--- Start Data for the task ---

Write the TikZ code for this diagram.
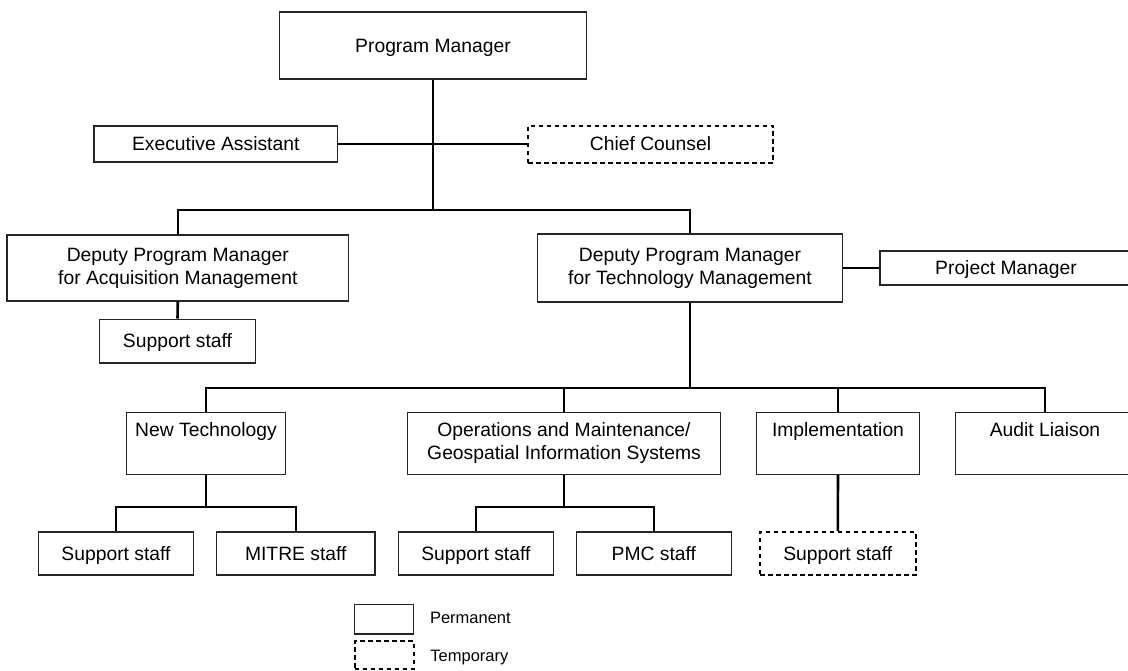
\documentclass[tikz,border=0pt]{standalone}
\usepackage{fontspec}
\setmainfont{Liberation Sans}
\begin{document}
\begin{tikzpicture}[x=1pt,y=-1pt,
  box/.style={draw=black!85, line width=1.3pt, rectangle, inner sep=0pt, align=center,
    font=\fontsize{19.3}{23.2}\selectfont},
  oneline/.style={text height=17pt, text depth=3.2pt},
  tempbox/.style={box, draw=black, line width=2pt, dash pattern=on 4.5pt off 3.5pt},
  conn/.style={draw=black, line width=2.6pt},
  legtext/.style={anchor=west, inner sep=0pt, text height=12pt, text depth=2.5pt,
    font=\fontsize{16.5}{19}\selectfont}]
\useasboundingbox (0,0) rectangle (1128,670);
\clip (0,0) rectangle (1128,670);
\fill[white] (0,0) rectangle (1128,670);

% level 0
\node[box, oneline, minimum width=307pt, minimum height=67pt] (pm) at (433,45.5) {Program Manager};
\node[box, oneline, minimum width=243.5pt, minimum height=36pt] (ea) at (215.75,144) {Executive Assistant};
\node[tempbox, oneline, minimum width=245pt, minimum height=37pt] (cc) at (650.5,144) {Chief Counsel};

% level 1
\node[box, minimum width=341.6pt, minimum height=66pt] (acq) at (177.8,268) {\strut Deputy Program Manager\\for Acquisition Management\strut};
\node[box, minimum width=304.4pt, minimum height=68pt] (tech) at (690,268) {\strut Deputy Program Manager\\for Technology Management\strut};
\node[box, oneline, minimum width=252pt, minimum height=34pt] (prm) at (1006,268) {Project Manager};
\node[box, oneline, minimum width=156pt, minimum height=43.7pt] (sacq) at (177.5,341) {Support staff};

% level 2
\node[box, minimum width=159pt, minimum height=61.6pt] (nt) at (206,443.5) {\strut New Technology\\\strut};
\node[box, minimum width=313pt, minimum height=61.6pt] (ops) at (564,443.5) {\strut Operations and Maintenance/\\Geospatial Information Systems\strut};
\node[box, minimum width=163.3pt, minimum height=61.6pt] (impl) at (838,443.5) {\strut Implementation\\\strut};
\node[box, minimum width=178.4pt, minimum height=61.6pt] (aud) at (1045,443.5) {\strut Audit Liaison\\\strut};

% level 3
\node[box, oneline, minimum width=155.3pt, minimum height=43pt] (snt) at (116,553.5) {Support staff};
\node[box, oneline, minimum width=158.4pt, minimum height=43pt] (mit) at (295.8,553.5) {MITRE staff};
\node[box, oneline, minimum width=155pt, minimum height=43pt] (sops) at (475.9,553.5) {Support staff};
\node[box, oneline, minimum width=155pt, minimum height=43pt] (pmc) at (653.9,553.5) {PMC staff};
\node[tempbox, oneline, minimum width=155.6pt, minimum height=43pt] (simp) at (837.8,553.5) {Support staff};

% legend
\node[box, minimum width=59pt, minimum height=29.7pt] (lp) at (384.2,619.2) {};
\node[tempbox, minimum width=59pt, minimum height=28pt] (lt) at (384.2,655) {};
\node[legtext] (lptext) at ([xshift=15.5pt]lp.east) {Permanent};
\node[legtext] (lttext) at ([xshift=15.5pt,yshift=-2pt]lt.east) {Temporary};

% connectors
\coordinate (b1) at (433,210);
\draw[conn] (pm.south) -- (b1);
\draw[conn] (ea.east) -- (cc.west);
\draw[conn] (acq.north) |- (b1) -| (tech.north);
\draw[conn] (acq.south) -- (sacq.north);
\draw[conn] (tech.east) -- (prm.west);

\coordinate (b2) at (690,388);
\draw[conn] (tech.south) -- (b2);
\draw[conn] (nt.north) |- (b2) -| (aud.north);
\draw[conn] (ops.north) -- (ops.north |- b2);
\draw[conn] (impl.north) -- (impl.north |- b2);

\coordinate (b3) at (206,507);
\draw[conn] (nt.south) -- (b3);
\draw[conn] (snt.north) |- (b3) -| (mit.north);

\coordinate (b4) at (564,507);
\draw[conn] (ops.south) -- (b4);
\draw[conn] (sops.north) |- (b4) -| (pmc.north);

\draw[conn] (impl.south) -- (simp.north);
\end{tikzpicture}
\end{document}
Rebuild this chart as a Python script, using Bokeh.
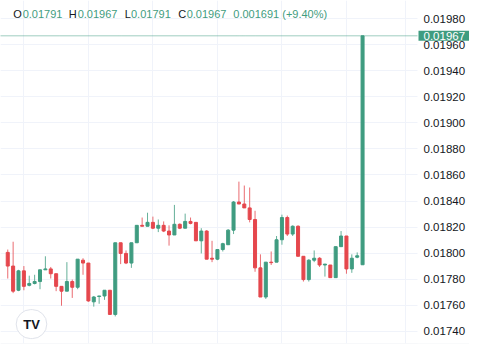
from bokeh.plotting import figure
from bokeh.models import (Range1d, FixedTicker, ColumnDataSource, Label, LabelSet,
                          Span, BoxAnnotation)
from bokeh.core.properties import value
from bokeh.embed import file_html
from bokeh.resources import INLINE

# ---- data (last 67 candles) ----
open_ = [0.018005, 0.017900, 0.017714, 0.017863, 0.017752, 0.017766, 0.017781, 0.017871, 0.017878, 0.017841,
         0.017744, 0.017707, 0.017781, 0.017737, 0.017945, 0.017923, 0.017625, 0.017666, 0.017670, 0.017714,
         0.017528, 0.018079, 0.017997, 0.017923, 0.018079, 0.018213, 0.018206, 0.018236, 0.018191, 0.018213,
         0.018169, 0.018139, 0.018221, 0.018191, 0.018243, 0.018236, 0.018094, 0.018169, 0.017960, 0.017953,
         0.018027, 0.018064, 0.018176, 0.018392, 0.018377, 0.018347, 0.018258, 0.017886, 0.017662, 0.017930,
         0.017930, 0.018102, 0.018273, 0.018146, 0.018206, 0.017975, 0.017796, 0.017945, 0.017960, 0.017908,
         0.017908, 0.017811, 0.018049, 0.018131, 0.017878, 0.017968, 0.017910]
high = [0.018027, 0.018087, 0.017871, 0.017900, 0.017826, 0.017833, 0.017871, 0.017975, 0.017893, 0.017841,
        0.017744, 0.017930, 0.017796, 0.017953, 0.017960, 0.017923, 0.017670, 0.017670, 0.017714, 0.017714,
        0.018079, 0.018079, 0.018020, 0.018079, 0.018213, 0.018273, 0.018310, 0.018280, 0.018258, 0.018243,
        0.018213, 0.018370, 0.018228, 0.018303, 0.018273, 0.018236, 0.018191, 0.018176, 0.018094, 0.018027,
        0.018079, 0.018184, 0.018400, 0.018549, 0.018519, 0.018504, 0.018325, 0.017990, 0.017930, 0.018012,
        0.018131, 0.018295, 0.018288, 0.018213, 0.018213, 0.017975, 0.017953, 0.018020, 0.017968, 0.017915,
        0.017908, 0.018049, 0.018169, 0.018131, 0.017990, 0.018005, 0.019670]
low = [0.017804, 0.017692, 0.017707, 0.017714, 0.017744, 0.017759, 0.017722, 0.017871, 0.017804, 0.017707,
       0.017595, 0.017707, 0.017655, 0.017722, 0.017833, 0.017625, 0.017588, 0.017610, 0.017640, 0.017528,
       0.017513, 0.017915, 0.017915, 0.017886, 0.018079, 0.018206, 0.018206, 0.018184, 0.018161, 0.018161,
       0.018057, 0.018139, 0.018184, 0.018191, 0.018221, 0.018094, 0.017997, 0.017953, 0.017930, 0.017945,
       0.018012, 0.018064, 0.018146, 0.018377, 0.018347, 0.018236, 0.017856, 0.017662, 0.017647, 0.017908,
       0.017930, 0.018064, 0.018131, 0.018131, 0.017975, 0.017781, 0.017781, 0.017930, 0.017893, 0.017819,
       0.017811, 0.017811, 0.018049, 0.017841, 0.017848, 0.017960, 0.017910]
close = [0.017900, 0.017707, 0.017863, 0.017744, 0.017766, 0.017781, 0.017871, 0.017878, 0.017841, 0.017744,
         0.017707, 0.017781, 0.017737, 0.017953, 0.017923, 0.017632, 0.017662, 0.017670, 0.017714, 0.017528,
         0.018079, 0.017997, 0.017923, 0.018079, 0.018213, 0.018206, 0.018236, 0.018191, 0.018213, 0.018169,
         0.018139, 0.018221, 0.018191, 0.018243, 0.018228, 0.018094, 0.018169, 0.017953, 0.017953, 0.018027,
         0.018072, 0.018176, 0.018392, 0.018377, 0.018347, 0.018258, 0.017886, 0.017662, 0.017930, 0.017926,
         0.018102, 0.018273, 0.018146, 0.018206, 0.017975, 0.017796, 0.017945, 0.017960, 0.017908, 0.017915,
         0.017811, 0.018049, 0.018131, 0.017878, 0.017960, 0.017979, 0.019670]

price_ticks = [0.01740, 0.01760, 0.01780, 0.01800, 0.01820, 0.01840, 0.01860,
               0.01880, 0.01900, 0.01920, 0.01940, 0.01960, 0.01980]
time_ticks = [3, 15, 27, 39, 51, 63, 74]
change_text = "0.001691 (+9.40%)"

UP = "#3f9c80"
DOWN = "#e5474d"
GRID = "#f0f3fa"
TXT = "#131722"
FONT = "Liberation Sans"

n = len(open_)
src = ColumnDataSource(dict(
    x=list(range(n)),
    high=high, low=low,
    top=[max(o, c) for o, c in zip(open_, close)],
    bottom=[min(o, c) for o, c in zip(open_, close)],
    color=[UP if c >= o else DOWN for o, c in zip(open_, close)],
))

p = figure(width=469, height=344, output_backend="svg", toolbar_location=None, tools="",
           x_axis_location=None, y_axis_location=None,
           x_range=Range1d(-1.349, 85.89), y_range=Range1d(0.0173046, 0.0199415),
           min_border_left=0, min_border_right=0, min_border_top=0, min_border_bottom=1,
           border_fill_color="#e0e3eb", background_fill_color="white",
           outline_line_color=None)

p.xgrid.ticker = FixedTicker(ticks=time_ticks)
p.ygrid.ticker = FixedTicker(ticks=price_ticks)
p.xgrid.grid_line_color = GRID
p.ygrid.grid_line_color = GRID

# candles
p.segment(x0="x", y0="high", x1="x", y1="low", line_color="color", line_width=1,
          line_alpha=0.8, source=src)
p.vbar(x="x", top="top", bottom="bottom", width=0.56, fill_color="color",
       line_color="color", line_width=1, source=src)

# last price dotted line
p.add_layout(Span(location=close[-1], dimension="width", line_color=UP,
                  line_dash="1 1", line_width=1))

# price scale area (white, no grid)
p.add_layout(BoxAnnotation(left=417, left_units="screen", fill_color="white",
                           fill_alpha=1.0, line_color=None))

# price scale labels
tick_src = ColumnDataSource(dict(y=price_ticks, text=[f"{t:.5f}" for t in price_ticks]))
p.add_layout(LabelSet(x=423, x_units="screen", y="y", text="text", source=tick_src,
                      text_baseline="middle", text_font_size="11.5px",
                      text_color=TXT, text_font=value(FONT)))

# last price box
p.add_layout(Label(x=418, x_units="screen", y=close[-1], text=f"{close[-1]:.5f}",
                   text_color="white", text_font_size="11.5px", text_font=FONT,
                   text_baseline="middle", background_fill_color=UP,
                   padding=(5, 1)))

# OHLC legend
legend_parts = [
    (12.8, "O", TXT), (22.2, f"{open_[-1]:.5f}", UP),
    (68.3, "H", TXT), (77.2, f"{high[-1]:.5f}", UP),
    (124.3, "L", TXT), (130.5, f"{low[-1]:.5f}", UP),
    (177.8, "C", TXT), (186.2, f"{close[-1]:.5f}", UP),
    (232.8, change_text, UP),
]
for lx, txt, col in legend_parts:
    p.add_layout(Label(x=lx, x_units="screen", y=329.4, y_units="screen", text=txt,
                       text_color=col, text_font_size="11px", text_font=FONT,
                       text_baseline="middle"))

# TradingView logo badge
p.add_layout(Label(x=31, x_units="screen", y=19.4, y_units="screen", text="TV",
                   text_color=TXT, text_font_size="13px", text_font=FONT,
                   text_font_style="bold", text_align="center", text_baseline="middle",
                   background_fill_color="white", border_line_color="#e0e3eb",
                   border_radius=15, padding=(7, 7)))

open("out.html", "w").write(file_html(p, INLINE))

--- End Data for the task ---

## Task requirements
Only the lines from the one containing "Rebuild this chart" down to the one containing "from bokeh.resources import INLINE" should be copied, exactly and with both ends kept. Drop the pictures.

## Completed task
Rebuild this chart as a Python script, using Bokeh.
from bokeh.plotting import figure
from bokeh.models import (Range1d, FixedTicker, ColumnDataSource, Label, LabelSet,
                          Span, BoxAnnotation)
from bokeh.core.properties import value
from bokeh.embed import file_html
from bokeh.resources import INLINE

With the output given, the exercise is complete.